Many times Jesus told people, "Your sins are forgiven... You are healed... Today you will be with me in paradise." Period. Jesus never said, "You need a period of purging first." It's just yes or no. Even when He charged Peter and the apostles (which I know Catholics love to quote!) --> "Everything you bind on earth will be bound in heaven... Everything you loose on earth will be loosed in heaven." (Matthew 16:19, Matthew 18:18) It's yes or no. In or out. He never said maybe, and He never taught it.
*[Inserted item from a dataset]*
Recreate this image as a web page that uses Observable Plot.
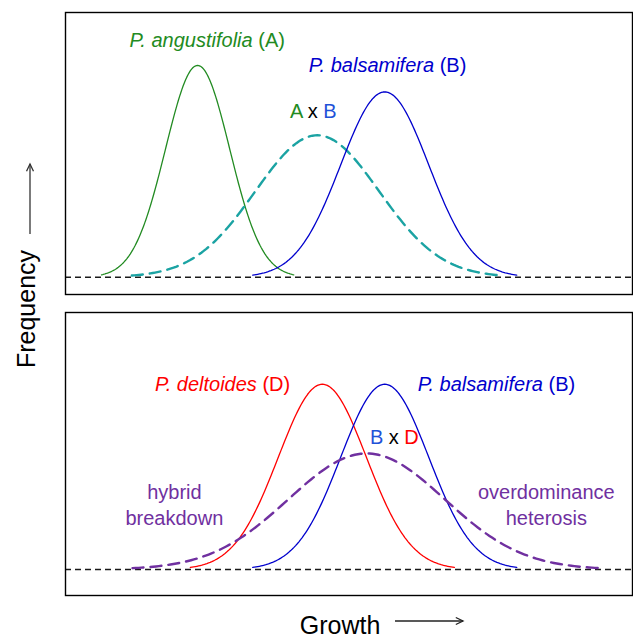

It's true that Jesus sometimes told people to do something (ex: go wash in the pool, or show themselves to the priests), and we can argue that their healing and/or salvation is conditional. (That might be a longer discussion for another time.) But my point here is, there's no maybe. Either they were healed or not. Either Jesus assured them of heaven (like the thief beside Him on the cross), or not. Yes or no.
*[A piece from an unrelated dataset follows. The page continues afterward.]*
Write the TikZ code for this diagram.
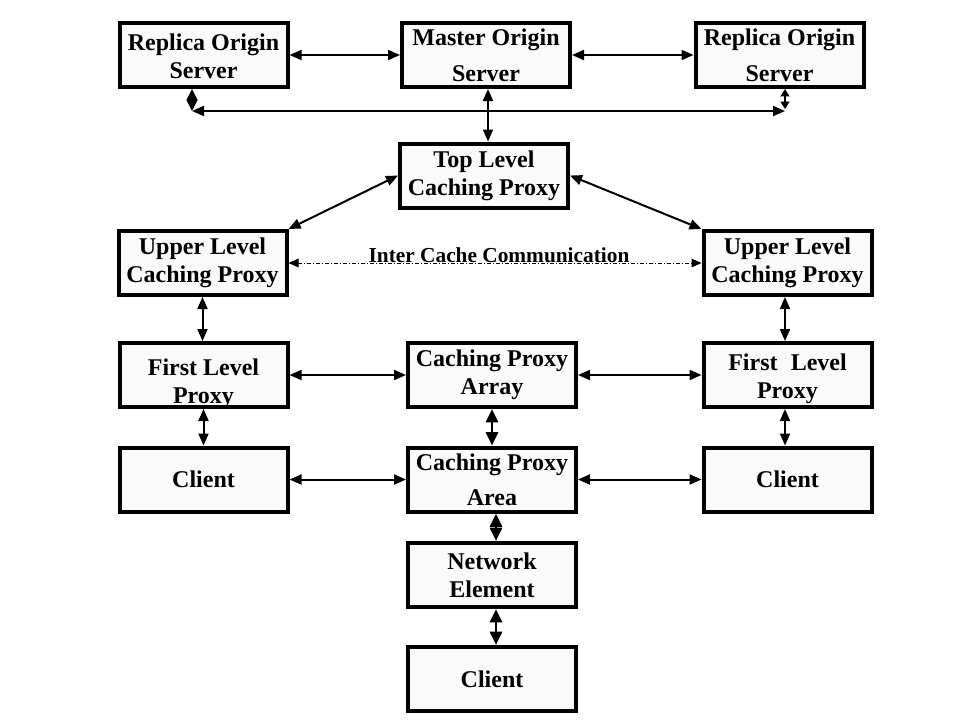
\documentclass[tikz,border=0pt]{standalone}
\usepackage{fontspec}
\setmainfont{Liberation Serif}
\usetikzlibrary{arrows.meta,calc}
\begin{document}
\begin{tikzpicture}[x=0.75pt,y=-0.75pt,
  box/.style={draw, line width=3pt, fill=gray!4, minimum width=126pt, minimum height=48pt,
    inner sep=0pt, align=center, font=\fontsize{18}{21}\selectfont\bfseries},
  conn/.style={line width=1.5pt, {Triangle[length=9pt,width=7.5pt]}-{Triangle[length=9pt,width=7.5pt]}},
  thickconn/.style={line width=2.2pt, {Triangle[length=10pt,width=9pt]}-{Triangle[length=10pt,width=9pt]}},
  diamondconn/.style={line width=1.5pt, {Triangle[length=8.25pt,width=8pt]}-{Triangle[length=8.25pt,width=8pt]}},
  smallconn/.style={line width=1.5pt, {Triangle[length=5.5pt,width=6.5pt]}-{Triangle[length=5.5pt,width=6.5pt]}},
  dotconn/.style={line width=0.75pt, dash pattern=on 3pt off 1.5pt on 0.75pt off 1.5pt,
    {Triangle[length=7.5pt,width=6.5pt]}-{Triangle[length=7.5pt,width=6.5pt]}},
  lbl/.style={font=\fontsize{16}{18}\selectfont\bfseries, inner sep=0pt}
]
\useasboundingbox (0,0) rectangle (959,719);

% boxes
\node[box] (RL) at (203.5,55) {\raisebox{-7.5pt}[0pt][0pt]{\begin{tabular}{@{}c@{}}Replica Origin\\Server\end{tabular}}};
\node[box] (M)  at (486,55) {Master Origin\\[6pt]Server};
\node[box] (RR) at (779.5,55) {Replica Origin\\[6pt]Server};
\node[box] (T)  at (484,175.5) {Top Level\\Caching Proxy};
\node[box] (UL) at (202.5,263) {Upper Level\\Caching Proxy};
\node[box] (UR) at (787.5,263) {Upper Level\\Caching Proxy};
\node[box] (FL) at (203.5,375) {\raisebox{-11pt}[0pt][0pt]{\begin{tabular}{@{}c@{}}First Level\\Proxy\end{tabular}}};
\node[box] (A)  at (492,375) {Caching Proxy\\Array};
\node[box] (FR) at (787.5,375) {\raisebox{-7.5pt}[0pt][0pt]{\begin{tabular}{@{}c@{}}First\hspace{0.3em} Level\\Proxy\end{tabular}}};
\node[box] (CL) at (203.5,479.5) {Client};
\node[box] (AR) at (492,479.5) {Caching Proxy\\[5pt]Area};
\node[box] (CR) at (787.5,479.5) {Client};
\node[box] (N)  at (492,575) {Network\\Element};
\node[box] (CB) at (492,679) {Client};

% top row
\draw[conn] (RL.east) -- (RL.east -| M.west);
\draw[conn] (M.east) -- (M.east -| RR.west);

% bar under origin servers
\coordinate (hl) at (192,111);
\coordinate (hr) at (785,111);
\coordinate (dl) at (192,111);
\coordinate (dr) at (785,109);
\draw[diamondconn] ($(RL.south)+(-11.5,0)$) -- (dl);
\draw[smallconn] ($(RR.south)+(5.5,0)$) -- (dr);
\draw[conn] (hl) -- (hr);
\draw[conn] ($(M.south)+(2,0)$) -- ($(T.north)+(4,0)$);

% diagonals
\draw[conn] (T.west) -- (UL.north east);
\draw[conn] (T.east) -- (UR.north west);

% inter cache communication
\draw[dotconn] (UL.east) -- (UR.west);
\node[lbl, anchor=base] (icc) at (499,262) {Inter Cache Communication};

% verticals left / right
\draw[conn] (UL.south) -- (UL.south |- FL.north);
\draw[conn] (FL.south) -- (FL.south |- CL.north);
\draw[conn] ($(UR.south)+(-2.5,0)$) -- ($(FR.north)+(-2.5,0)$);
\draw[conn] ($(FR.south)+(-2.5,0)$) -- ($(CR.north)+(-2.5,0)$);

% horizontals
\draw[conn] (FL.east) -- (A.west);
\draw[conn] (A.east) -- (FR.west);
\draw[conn] (CL.east) -- (AR.west);
\draw[conn] (AR.east) -- (CR.west);

% center column
\draw[thickconn] (A.south) -- (AR.north);
\draw[thickconn] ($(AR.south)+(4,0)$) -- ($(N.north)+(4,0)$);
\draw[thickconn] ($(N.south)+(4,0)$) -- ($(CB.north)+(4,0)$);
\end{tikzpicture}
\end{document}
So, can we just view this present life as purgatory?

Indeed, nobody attains perfection when they get baptized, pray a particular prayer, do this or that. Nobody becomes a Christian and suddenly achieves perfection. Essentially, every moment we are being called to be more Christlike --- so I think non-Catholic Christians just (implicitly) see this present life as purgatory... only in the sense that one is walking with Christ and becoming "more" like Christ (thereby being "better and implicitly "more" perfect...?)

But non-Catholic Christians (I'll call NCC?) don't really perceive perfection as a goal, because it implies "I want to be like God" which is both impossible and dangerously idolatrous (like Satan tempting Eve). And NCC don't view death as the moment when you achieved perfection such that you may already "graduate". So that's where the analogy of this life and purgatory ends. (Well, it's not really an issue for NCC, but I'm just trying to apply the concept of sanctification here...)
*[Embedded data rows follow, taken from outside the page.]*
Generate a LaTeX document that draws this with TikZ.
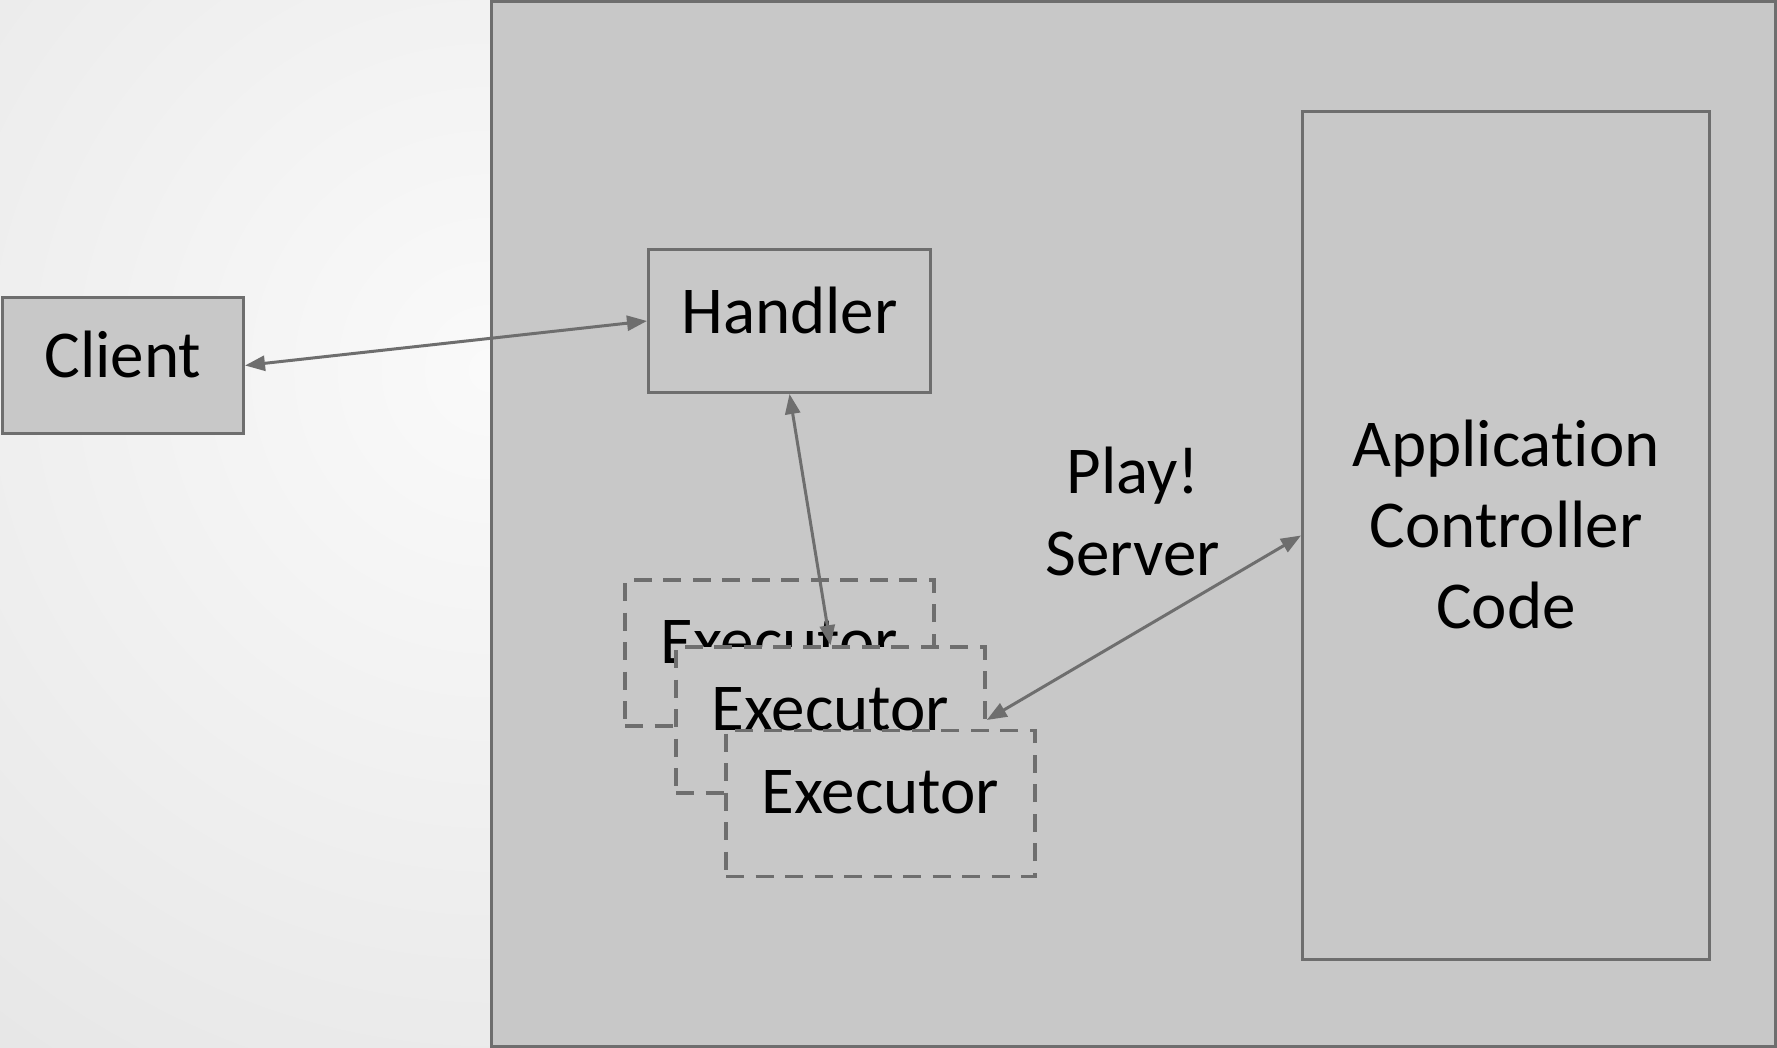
\documentclass[tikz,border=0pt]{standalone}
\usepackage{fontspec}
\setmainfont{Carlito}[Ligatures={NoCommon}]
\usetikzlibrary{arrows.meta}
\definecolor{bgin}{RGB}{250,250,250}
\definecolor{bgout}{RGB}{211,211,211}
\definecolor{boxfill}{RGB}{200,200,200}
\definecolor{linec}{RGB}{110,110,110}
\tikzset{
  box/.style={draw=linec, line width=3pt, fill=boxfill, inner sep=0pt, text depth=22pt,
    font=\fontsize{67}{81}\selectfont, align=center},
  dashbox/.style={box, line width=3.5pt, dash pattern=on 18pt off 11.5pt, minimum width=309pt, minimum height=146pt},
  lbl/.style={inner sep=0pt, font=\fontsize{67}{82}\selectfont, align=center},
  conn/.style={draw=linec, line width=3pt,
    {Triangle[length=20pt,width=15pt]}-{Triangle[length=20pt,width=15pt]}}
}
\begin{document}
\begin{tikzpicture}[x=1pt,y=-1pt]
\useasboundingbox (0,0) rectangle (1777,1048);
\begin{scope}
  \clip (0,0) rectangle (1777,1048);
  \shade[inner color=bgin, outer color=bgout] (490,370) circle (1700);
\end{scope}
\node[box, text depth=0pt, minimum width=1284pt, minimum height=1045pt] (server) at (1133,524) {};
\node[box, minimum width=241pt, minimum height=136pt] (client) at (123,365.5) {Client};
\node[box, minimum width=282pt, minimum height=143pt] (handler) at (789.5,321) {Handler};
\node[box, text depth=23pt, minimum width=407pt, minimum height=848pt] (app) at (1506,535.5) {Application\\Controller\\Code};
\node[dashbox] (e1) at (779.5,653) {Executor};
\node[dashbox] (e2) at (830.5,720) {Executor};
\node[dashbox] (e3) at (880.5,803.5) {Executor};
\node[lbl] (play) at (1133,511) {Play!\\Server};
\draw[conn] (client.east) -- (handler.west);
\draw[conn] (handler.south) -- (e2.north);
\draw[conn] (e2.east) -- (app.west);
\end{tikzpicture}
\end{document}
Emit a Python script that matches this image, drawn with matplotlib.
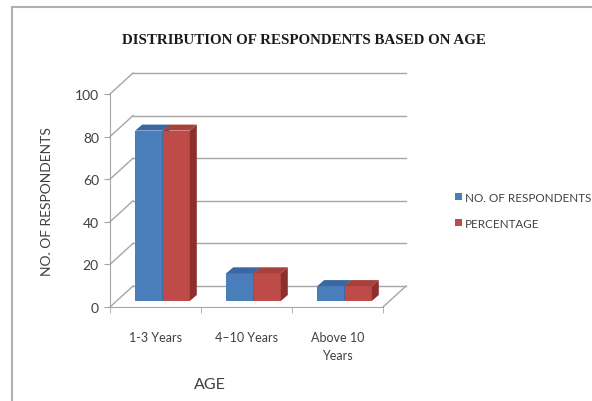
import numpy as np
import matplotlib
matplotlib.use("Agg")
import matplotlib.pyplot as plt
from matplotlib.patches import Polygon, Patch
from matplotlib.lines import Line2D
from matplotlib.transforms import IdentityTransform

plt.rcParams["font.family"] = ["Lato", "DejaVu Sans"]

# -- data -----------------------------------------------------------------------
categories = ["1-3 Years", "4\u201310 Years", "Above 10\nYears"]
series_names = ["NO. OF RESPONDENTS", "PERCENTAGE"]
respondents = [80, 13, 7]
percentage = [80, 13, 7]
y_ticks = [0, 20, 40, 60, 80, 100]

# -- styling --------------------------------------------------------------------
FRONT = ["#4a7ebb", "#be4b48"]
TOP = ["#3a67a3", "#a8403d"]
SIDE = ["#32578c", "#8c302d"]
GRID = "#a6a6a6"
TXT = "#404040"
WALL = (23, 21)          # depth of floor / back wall, in pixels
BAR_FRONT = (7, 6)       # bars sit a little behind the front plane
BAR_DEPTH = (7, 6)
BAR_W = 0.3

fig = plt.figure(figsize=(5.92, 4.02), dpi=100)
W, H = 592, 402
ax = fig.add_axes([110 / W, (H - 308) / H, 273 / W, 213 / H])
ax.set_xlim(0, 3)
ax.set_ylim(0, 100)
ax.set_facecolor("none")
for s in ["top", "right"]:
    ax.spines[s].set_visible(False)
ax.spines["left"].set_color(GRID)
ax.spines["bottom"].set_color(GRID)

ax.set_yticks(y_ticks)
ax.tick_params(axis="y", colors=GRID, length=4, labelcolor=TXT, labelsize=10, pad=4)
ax.set_xticks([0.5, 1.5, 2.5])
ax.set_xticklabels(categories, color=TXT, fontsize=9, va="top", linespacing=1.6)
ax.tick_params(axis="x", length=0, pad=17)
ax.set_xticks([0, 1, 2, 3], minor=True)
ax.tick_params(axis="x", which="minor", length=4, color=GRID)

ax.set_ylabel("NO. OF RESPONDENTS", color=TXT, fontsize=10, labelpad=16)
ax.set_xlabel("AGE", color=TXT, fontsize=11.5)
ax.xaxis.set_label_coords(0.365, -0.33)

ID = IdentityTransform()


def px(x, y, d=(0, 0)):
    p = ax.transData.transform((x, y))
    return (p[0] + d[0], p[1] + d[1])


def poly(pts, fc, z=2):
    ax.add_patch(Polygon(pts, closed=True, facecolor=fc, edgecolor="none",
                         transform=ID, clip_on=False, zorder=z))


def line(p0, p1):
    ax.add_line(Line2D([p0[0], p1[0]], [p0[1], p1[1]], color=GRID, lw=1.0,
                       transform=ID, clip_on=False, zorder=1))


# back wall gridlines and the diagonals joining them to the value axis
for v in y_ticks:
    line(px(0, v), px(0, v, WALL))
    line(px(0, v, WALL), px(3, v, WALL))
# right edge of the floor
line(px(3, 0), px(3, 0, WALL))

# 3-D style columns
back = (BAR_FRONT[0] + BAR_DEPTH[0], BAR_FRONT[1] + BAR_DEPTH[1])
for i in range(len(categories)):
    for k, vals in enumerate([respondents, percentage]):
        x0 = i + 0.5 - BAR_W + k * BAR_W
        x1 = x0 + BAR_W
        h = vals[i]
        poly([px(x0, 0, BAR_FRONT), px(x1, 0, BAR_FRONT),
              px(x1, h, BAR_FRONT), px(x0, h, BAR_FRONT)], FRONT[k], z=3 + k)
        poly([px(x0, h, BAR_FRONT), px(x1, h, BAR_FRONT),
              px(x1, h, back), px(x0, h, back)], TOP[k], z=3 + k)
        poly([px(x1, 0, BAR_FRONT), px(x1, 0, back),
              px(x1, h, back), px(x1, h, BAR_FRONT)], SIDE[k], z=3 + k)

fig.text(304 / W, 1 - 40 / H, "DISTRIBUTION OF RESPONDENTS BASED ON AGE",
         ha="center", va="center", fontsize=10.8, fontweight="bold",
         family="Liberation Serif", color="#1a1a1a")

handles = [Patch(facecolor=c, edgecolor="none") for c in FRONT]
fig.legend(handles, series_names, loc="upper left",
           bbox_to_anchor=(444 / W, 1 - 182 / H), frameon=False,
           fontsize=8.4, handlelength=0.6, handleheight=0.6, handletextpad=0.3,
           labelspacing=1.3, labelcolor=TXT)

# chart-area border
fig.add_artist(Line2D([12 / W, 12 / W], [0, 1 - 8 / H], color="#b0b0b0",
                      lw=1.5, transform=fig.transFigure))
fig.add_artist(Line2D([12 / W, 1], [1 - 8 / H, 1 - 8 / H], color="#b0b0b0",
                      lw=1.5, transform=fig.transFigure))

fig.savefig("out.png", dpi=100)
To summarize: Humans are imperfect and sinful and all deserve eternal punishment for our sins, which means hell. We cannot save ourselves because no one (human) is good enough. Only Jesus, fully God and fully man, can take our place and receive our punishment such that we can also receive His righteousness. For all my sins (past present and future), I can receive my just punishment (hell or eternal existence away from God), or I can let God save me (receive Jesus as my Savior, that He died in my place so I can receive His righteousness). 
"For all have sinned and fall short of the glory of God, and all are justified freely by his grace through the redemption that came by Christ Jesus. God presented Christ as a sacrifice of atonement, through the shedding of his blood—to be received by faith. He did this to demonstrate his righteousness, because in his forbearance he had left the sins committed beforehand unpunished — he did it to demonstrate his righteousness at the present time, so as to be just and the one who justifies those who have faith in Jesus." (Romans 3:23-26)

As you quoted "nothing unclean shall enter heaven", in the same way that "no one can see God's face and live " (Exodus 33:20). And people who become Christian are still imperfect and prone to sin. But these all just point back to Christ as the solution: not just for our salvation but also for our redemption and sanctification: 
In him we have redemption through his blood, the forgiveness of sins, in accordance with the riches of God’s grace that he lavished on us. With all wisdom and understanding, he'd made known to us the mystery of his will according to his good pleasure, which he purposed in Christ, to be put into effect when the times reach their fulfillment — to bring unity to all things in heaven and on earth under Christ. (Ephesians 1:7-10)

So Christians are not perfect, only cleansed, forgiven, and *continuously* being sanctified to be more like Christ. We can call this sanctification a "purging", but the formal Catholic definition of purgatory (a state of purification before entering Heaven) is not what the Bible teaches (each person has an eternal destiny, either with God in Heaven or away from God in Hell; with no middle way or in-between state).


Thank you guys for hearing me out! :) Thank God I was able to read this message (--- sends a lot, I just couldn't get to read them!). And thank you for listening.